Dark Shadows TV Series

Film Review

Dark Shadows is an American soap opera from the 1960’s that dealt with the secrets of the mysterious Collinwood estate and its run-ins with curious members of the outside world. The Collinwood estate is owned by the Collins family, but is primarily populated by two people – Elizabeth Collins-Stoddard, a woman who murdered her husband Paul seventeen years ago and has not left the house since, and Victoria Winters, an orphan who has been hired as a nanny. A larger cast of characters filters through the grounds and round out the many stories that populate this moody, bleak universe.

The show was popular in the US but has been essentially ignored in this country, possibly due to its po-faced nature and its perceived competition with The Munsters – a show that is very different but, to the uninitiated, contains broadly similar themes and tropes. The show has been re-released to pre-empt Tim Burton’s retooling of the show into his latest glossy goth-fest, placing Johnny Depp front and centre as Barnabas Collins, a vampire inadvertently released while Willie Loomis, a thief, is raiding the family tomb in search of buried jewels. Barnabas Collins was introduced as a minor character to the show, but went on to become a starring character, much like the Fonz in Happy Days.

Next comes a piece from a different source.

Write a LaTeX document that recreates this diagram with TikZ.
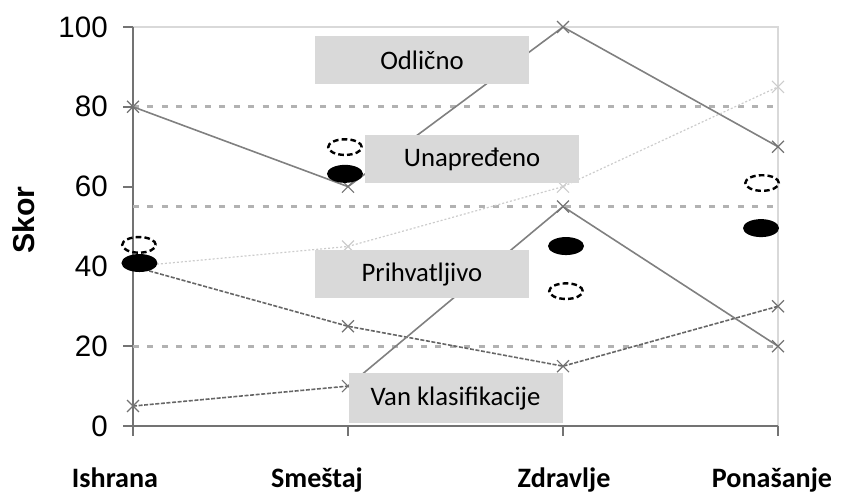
\documentclass[tikz,border=0pt]{standalone}
\usepackage{fontspec}
\setmainfont{Carlito}
\newfontfamily\arialfont{Liberation Sans}
\usetikzlibrary{shapes.geometric}
\begin{document}
\begin{tikzpicture}[x=5.375cm,y=0.09975cm,
    grid/.style={gray!60,line width=0.075cm,dash pattern=on 0.15cm off 0.21cm},
    serieA/.style={black!50,line width=0.04cm},
    serieB/.style={black!20,line width=0.03cm,dash pattern=on 0.05cm off 0.05cm},
    serieC/.style={black!60,line width=0.04cm,dash pattern=on 0.1cm off 0.04cm},
    band/.style={fill=gray!30,minimum width=5.35cm,minimum height=1.2cm,inner sep=0,font=\fontsize{19}{21}\selectfont},
    ocjena/.style={ellipse,fill=black,minimum width=0.9cm,minimum height=0.45cm,inner sep=0},
    cilj/.style={ellipse,draw=black,line width=0.06cm,dash pattern=on 0.14cm off 0.08cm,minimum width=0.84cm,minimum height=0.39cm,inner sep=0},
    broj/.style={anchor=east,inner sep=0,xshift=-0.625cm,font=\arialfont\fontsize{21}{23}\selectfont},
    oblast/.style={anchor=base,inner sep=0,font=\bfseries\fontsize{20}{22}\selectfont}]
    \useasboundingbox (-3.325cm,-1.725cm) rectangle (17.7cm,10.65cm);
    % okvir i ose
    \draw[gray!30,line width=0.04cm] (0,100) -- (3,100) -- (3,0);
    \draw[black!55,line width=0.05cm] (0,100) -- (0,0) -- (3,0);
    \foreach \v in {0,20,...,100} {
        \draw[black!55,line width=0.05cm] (0,\v) -- ++(-0.25cm,0);
        \node[broj] at (0,\v) {\v};
    }
    \foreach \c in {0,1,2,3}
        \draw[black!55,line width=0.05cm] (\c,0) -- ++(0,-0.25cm);
    % granice kategorija
    \draw[grid] (0,80) -- (3,80);
    \draw[grid] (0,55) -- (3,55);
    \draw[grid] (0,20) -- (3,20);
    % serije
    \draw[serieA] (0,80) -- (1,60) -- (2,100) -- (3,70);
    \draw[serieB] (0,40) -- (1,45) -- (2,60) -- (3,85);
    \draw[serieC] (0,40) -- (1,25) -- (2,15) -- (3,30);
    \draw[serieC] (0,5) -- (1,10);
    \draw[serieA] (1,10) -- (2,55) -- (3,20);
    \path[draw=black!55,line width=0.03cm,mark=x,mark size=6pt] plot[only marks] coordinates {(0,80) (1,60) (2,100) (3,70) (1,25) (2,15) (3,30) (0,5) (1,10) (2,55) (3,20)};
    \path[draw=black!20,line width=0.03cm,mark=x,mark size=6pt] plot[only marks] coordinates {(1,45) (2,60) (3,85)};
    % oznake kategorija
    \node[band] (odl) at (1.344,91.7) {Odlično};
    \node[band] (una) at (1.577,66.9) {Unapređeno};
    \node[band] (pri) at (1.344,38.0) {Prihvatljivo};
    \node[band,minimum height=1.25cm] (van) at (1.5,7.0) {Van klasifikacije};
    % ciljevi i ocjene
    \node[cilj] (c1) at (0.028,45.4) {};
    \node[cilj] (c2) at (0.986,69.9) {};
    \node[cilj] (c3) at (2.014,33.8) {};
    \node[cilj] (c4) at (2.926,60.9) {};
    \node[ocjena] (o1) at (0.03,40.85) {};
    \node[ocjena] (o2) at (0.986,63.2) {};
    \node[ocjena] (o3) at (2.014,45.1) {};
    \node[ocjena] (o4) at (2.921,49.6) {};
    % natpisi osa
    \node[rotate=90,anchor=base,inner sep=0,font=\arialfont\bfseries\fontsize{21.5}{23}\selectfont] (skor) at (-0.456,51.6) {Skor};
    \node[oblast] (ish) at (-0.084,-15.5) {Ishrana};
    \node[oblast] (sme) at (0.856,-15.5) {Smeštaj};
    \node[oblast] (zdr) at (2.005,-15.5) {Zdravlje};
    \node[oblast] (pon) at (2.972,-15.5) {Ponašanje};
\end{tikzpicture}
\end{document}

The show is a straight-forward soap opera with supernatural elements and in that way it is a real trailblazer, laying the groundwork for a myriad of shows, from The X-Files to Lost. As it stands it seems primitive to modern eyes but it is heavy on atmosphere and contains some genuinely spooky moments, thanks msotly to Robert Cobert’s incredible, theremin-heavy score. It’s a shame that the film looks to be turned into lightweight Burton-fodder, made even more so with the plain awful Seth Grahame-Smith on-board as screenwriter, but maybe if we all just close our eyes and hold hands we can get through this.

 

The original run of Dark Shadows featured a total of 1225 episodes. At thirty minutes an episode, with a five minute ad break, that adds up to a total of 510 hours of programming. Tim Burton’s film is not expected to run to anywhere near that length, thankfully.